Mas também participou no Executivo de Rui Rio...

Tive o pelouro do Urbanismo na parte final do mandato e foi a minha capacidade de dizer" não" a todos estes interesses instalados que fez com que tivesse que sair.



Não poderia ter denunciado mais cedo essa situação?

Denunciei no devido tempo aquilo que achava relevante. De qualquer modo, se não se concretizarem determinadas tentativas, eliminam-se e não é preciso denunciá-las. Entreguei os casos que entendi relevantes e está em curso um processo no Departamento de Investigação e Acção Penal (DIAP) do Porto, que espero que tenha resultados, embora já tardiamente.



Já disse que muitos vereadores do urbanismo se remetiam à posição de mercenários. Incluindo o do Porto?

Não queria personificar, mas enquanto subsistir o actual paradigma de planeamento, gestão e fiscalização, com uma legislação que favorece, incentiva e induz a corrupção e o tráfico de influências, naturalmente que os vereadores estarão sempre sob suspeição, a menos que se ponham claramente contra este estado de coisas.


Governos estão reféns

O que é possível fazer ao nível do urbanismo?

O mais importante é intervir nas causas. O regime jurídico dos instrumentos de gestão territorial tem já oito anos.
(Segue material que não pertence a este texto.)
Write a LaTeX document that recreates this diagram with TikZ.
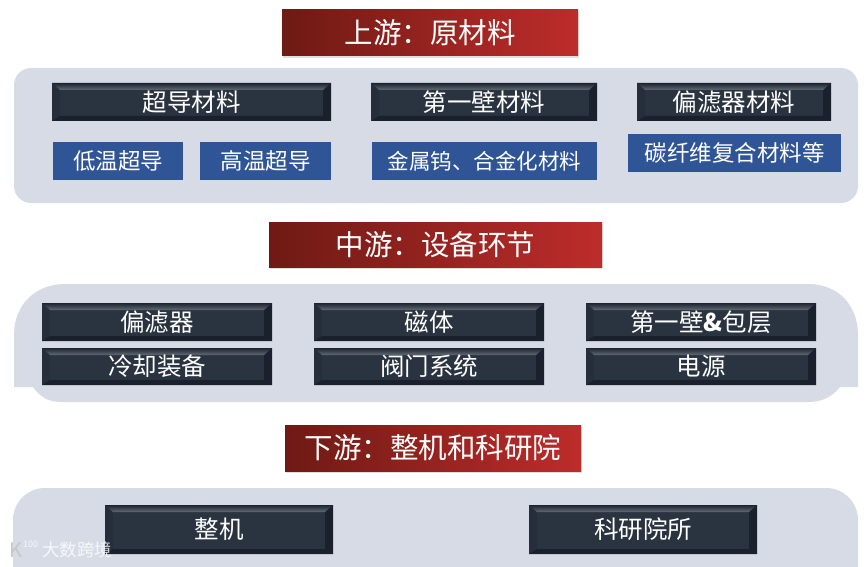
\documentclass[tikz,border=0pt]{standalone}
\usepackage{fontspec}
\setmainfont{Noto Sans CJK SC}
\usetikzlibrary{shadows,calc}
\definecolor{panelc}{HTML}{D6DBE6}
\definecolor{darkc}{HTML}{2A3340}
\definecolor{bevtop}{HTML}{626A74}
\definecolor{bevedge}{HTML}{1C2430}
\definecolor{bevbot}{HTML}{1A212C}
\definecolor{bevside}{HTML}{1A212C}
\definecolor{bluec}{HTML}{2F5597}
\definecolor{redl}{HTML}{6E1A14}
\definecolor{redr}{HTML}{BD2C2B}
\tikzset{
  panel/.style={fill=panelc,draw=none},
  darkbox/.style={inner sep=0pt,text=white,font=\fontsize{24.5}{26}\selectfont,
    path picture={
      \fill[darkc] (path picture bounding box.south west) rectangle (path picture bounding box.north east);
      \fill[bevside] (path picture bounding box.north east) -- (path picture bounding box.south east)
        -- ([shift={(-8pt,5pt)}]path picture bounding box.south east) -- ([shift={(-8pt,-7pt)}]path picture bounding box.north east) -- cycle;
      \fill[bevside!25!darkc] (path picture bounding box.north west) -- (path picture bounding box.south west)
        -- ([shift={(8pt,5pt)}]path picture bounding box.south west) -- ([shift={(8pt,-7pt)}]path picture bounding box.north west) -- cycle;
      \shade[top color=bevedge,bottom color=bevtop] (path picture bounding box.north west) -- (path picture bounding box.north east)
        -- ([shift={(-8pt,-7pt)}]path picture bounding box.north east) -- ([shift={(8pt,-7pt)}]path picture bounding box.north west) -- cycle;
      \fill[bevbot] (path picture bounding box.south west) -- (path picture bounding box.south east)
        -- ([shift={(-8pt,5pt)}]path picture bounding box.south east) -- ([shift={(8pt,5pt)}]path picture bounding box.south west) -- cycle;
    }},
  bluebox/.style={inner sep=0pt,fill=bluec,text=white,font=\fontsize{22.5}{24}\selectfont},
  redbox/.style={inner sep=0pt,text=white,left color=redl,right color=redr,font=\fontsize{28.5}{30}\selectfont,
    drop shadow={shadow xshift=1pt,shadow yshift=-2pt,opacity=.25}},
  wmark/.style={text=white,opacity=.8,inner sep=0pt}
}
\newcommand{\bx}[7]{\node[#1,minimum width=#5pt-#4pt,minimum height=#7pt-#6pt,anchor=center] (#2) at ({(#4+#5)/2},{(#6+#7)/2}) {#3};}
\begin{document}
\begin{tikzpicture}[x=1pt,y=-1pt]
\useasboundingbox (0,0) rectangle (865,567);
\fill[white] (0,0) rectangle (865,567);
% panels
\fill[panel,rounded corners=17pt] (14,68) rectangle (858,203);
\fill[panel] (14,387) -- (14,335) .. controls (14,305) and (35,284) .. (65,284) -- (808,284)
  .. controls (838,284) and (858,305) .. (858,335) -- (858,387) -- (840,387)
  .. controls (832,397) and (822,402) .. (808,402) -- (62,402)
  .. controls (48,402) and (40,397) .. (33,387) -- cycle;
\fill[panel,rounded corners=32pt] (13,488) rectangle (858,620);
% titles
\bx{redbox}{t1}{上游：原材料}{282}{578}{10}{56}
\bx{redbox}{t2}{中游：设备环节}{269}{602}{222}{267}
\bx{redbox}{t3}{下游：整机和科研院}{285}{581}{425}{471}
% row 1
\bx{darkbox}{a1}{超导材料}{52}{331}{83}{121}
\bx{darkbox}{a2}{第一壁材料}{371}{597}{83}{121}
\bx{darkbox}{a3}{偏滤器材料}{637}{831}{83}{121}
\bx{bluebox}{b1}{低温超导}{53}{183}{142}{180}
\bx{bluebox}{b2}{高温超导}{200}{331}{142}{180}
\bx{bluebox,font=\fontsize{21.5}{23}\selectfont}{b3}{金属钨、合金化材料}{372}{597}{142}{180}
\bx{bluebox}{b4}{碳纤维复合材料等}{628}{841}{134}{172}
% middle
\bx{darkbox}{c1}{偏滤器}{42}{272}{303}{341}
\bx{darkbox}{c2}{磁体}{314}{544}{303}{341}
\bx{darkbox}{c3}{第一壁\textbf{\&}包层}{586}{816}{303}{341}
\bx{darkbox}{d1}{冷却装备}{42}{272}{348}{385}
\bx{darkbox}{d2}{阀门系统}{314}{544}{348}{385}
\bx{darkbox}{d3}{电源}{586}{816}{348}{385}
% bottom
\bx{darkbox}{e1}{整机}{105}{333}{505}{554}
\bx{darkbox}{e2}{科研院所}{529}{757}{505}{554}
% watermark
\node[wmark,anchor=west,font=\fontsize{17.5}{19}\selectfont] (wm) at (42,550) {大数跨境};
\node[wmark,text=gray!45,opacity=1,anchor=west,font=\fontsize{20}{20}\selectfont] (wl) at (9,550) {K};
\node[wmark,anchor=west,font=\fontsize{9}{9}\selectfont] (wo) at (23,544) {100};
\end{tikzpicture}
\end{document}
Preconizava-se que as condições segundo as quais os solos podiam ser reclassificados de rurais para urbanizáveis seriam excepcionais. Teriam de ser regulamentadas de forma uniforme no país e em 120 dias. Passaram oito anos e nada. Quatro chefes de Governo ficaram reféns das negociatas. A legislação do urbanismo em geral tem que ser simplificada. Por que o Parlamento não faz isso? Porque os deputados são mais do que funcionários de partidos ao serviço do líder do momento. E os líderes dos partidos, por sua vez, também não podem alterar o estado de coisas porque iriam prejudicar quem os financia.